Segmentos sociais favoráveis à causa LGBT e mesmo pessoas LGBT no Brasil são contrárias à criminalização da homofobia em razão do que é a estrutura racista e penalista do sistema Judiciário no país e do fato que a criminalização por exemplo do racismo e do feminicídio não freou tais crimes nem assegurou que autores com posses sejam efetivamente responsabilizados. Como o senhor avalia esse cenário?

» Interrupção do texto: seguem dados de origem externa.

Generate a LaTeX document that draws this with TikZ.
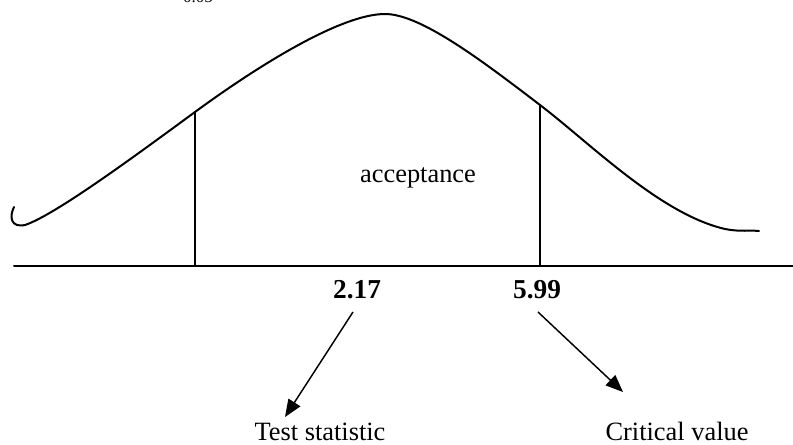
\documentclass[tikz,border=0pt]{standalone}
\usepackage{fontspec}
\setmainfont{Liberation Serif}
\usetikzlibrary{arrows.meta}

\begin{document}
\begin{tikzpicture}[x=0.75pt,y=0.75pt,
    curve/.style={line width=1.5pt,line join=round,line cap=round},
    pointer/.style={line width=1.1pt,-{Triangle[length=13pt,width=10.5pt]}},
    value/.style={font=\fontsize{20.5}{24}\selectfont\bfseries,inner sep=0pt},
    caption/.style={font=\fontsize{19.8}{24}\selectfont,inner sep=0pt}]
  \useasboundingbox (0,0) rectangle (793,444);

  % Partly hidden subscript at the top
  \node[font=\fontsize{12.8}{14}\selectfont,anchor=base,inner sep=0pt] (alpha) at (198,441) {0.05};

  % Density curve
  \draw[curve] (14,237) .. controls (9,227) and (11,216) .. (25,219)
    .. controls (55,229) and (135,288) .. (195,332)
    .. controls (255,376) and (340,430) .. (385,430)
    .. controls (420,430) and (480,385) .. (540,339)
    .. controls (590,301) and (660,230) .. (725,215)
    .. controls (740,212) and (750,214) .. (759,213);

  % Axis and region bounds
  \draw[curve] (14,178) -- (793,178);
  \draw[curve] (195,178) -- (195,332);
  \draw[curve] (540,178) -- (540,339);

  % Labels
  \node[caption] (accept) at (418,266) {acceptance};
  \node[value] (v217) at (357,154) {2.17};
  \node[value] (v599) at (537,154) {5.99};
  \node[caption,anchor=base] (test) at (320,4) {Test statistic};
  \node[caption,anchor=base] (crit) at (677,4) {Critical value};

  % Pointers
  \coordinate (from217) at (353,132);
  \coordinate (to217) at (285,27);
  \coordinate (from599) at (538,132);
  \coordinate (to599) at (623,52);
  \draw[pointer] (from217) -- (to217);
  \draw[pointer] (from599) -- (to599);
\end{tikzpicture}
\end{document}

Seguramente não haverá um freio imediato: a violência continuará. Entretanto, se tomarmos como exemplo o modelo do racismo, hoje todos tomam muito mais cuidado ao proferirem opiniões de ódio e condutas discriminatórias. Sobre o feminicídio, a alteração legislativa é muito recente. Trata-se de um longo processo, que passa também pela conscientização. Entretanto, hoje todas as categorias de pessoas mais vulneráveis são protegidas (por sua etnia/raça/cor, origem, deficiência, por ser mulher etc). O único tema ainda sem proteção adequada é o relacionado à orientação sexual e identidade de gênero. Trata-se de uma adequada uniformização legislativa, visto que a Constituição Brasileira, no artigo 3º, inciso IV, garante que serão adotadas políticas públicas (incluindo legislativas e judiciárias) voltadas à erradicação de toda forma de discriminação. É um caminho sem volta, ainda que provisoriamente. Se – e espero que isso um dia aconteça – a violência começar a diminuir através de ações de educação, talvez possamos considerar rever a legislação. Por enquanto, trata-se de uma medida necessária para proteger a vida e a moral de pessoas, em serem respeitadas pelo que são.